In 1977 the Los Angeles Lakers drafted a senior guard from Duquesne University that would be a crucial player in their championship runs in 1980 and 1982. This 6’2” Duke was Norm Nixon, who averaged 17.4 points at his alma mater during his four years. Nixon was the Lakers’ 22nd pick in the first round, and would make an immediate impact on the team in his first year.
The Lakers were still feeling the loss of the retirement of Jerry West and the trade of Gail Goodrich when they drafted Nixon. After all, West and Goodrich were two of the best players in Lakers history. Nixon was a versatile guard with a high basketball IQ, impressive passing abilities, and a consistent capability to score.
At Duquesne University in Pittsburgh, he set the university’s record for career assists. On January 27, 2001, Duquesne retired his number at a halftime ceremony. The Lakers were looking for a playmaker in their backcourt, and the organization felt Norm Nixon was their answer.

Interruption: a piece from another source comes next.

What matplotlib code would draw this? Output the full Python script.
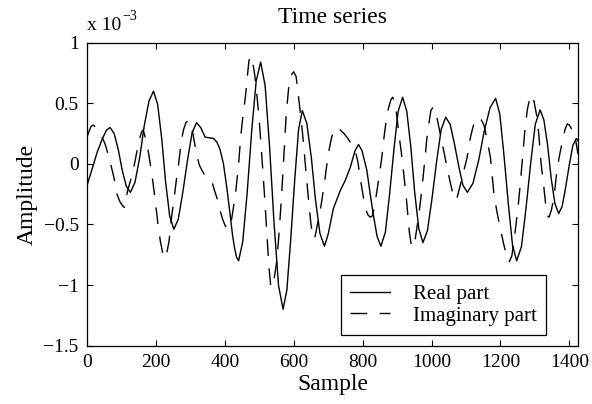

The two years prior to the drafting of Magic Johnson, Nixon brought new life to the backcourt. As a reserve, he averaged 13.7 points per game and 6.8 assists per game during his rookie season.* In his second season, his averages jumped to 17.1 points per game and 9 assists per game.*
Nixon’s averages remained solid and his contributions to team wins continued throughout his tenure with the Lakers, which eventually resulted in being named a starter in his last two seasons with the Lakers (1981-1983).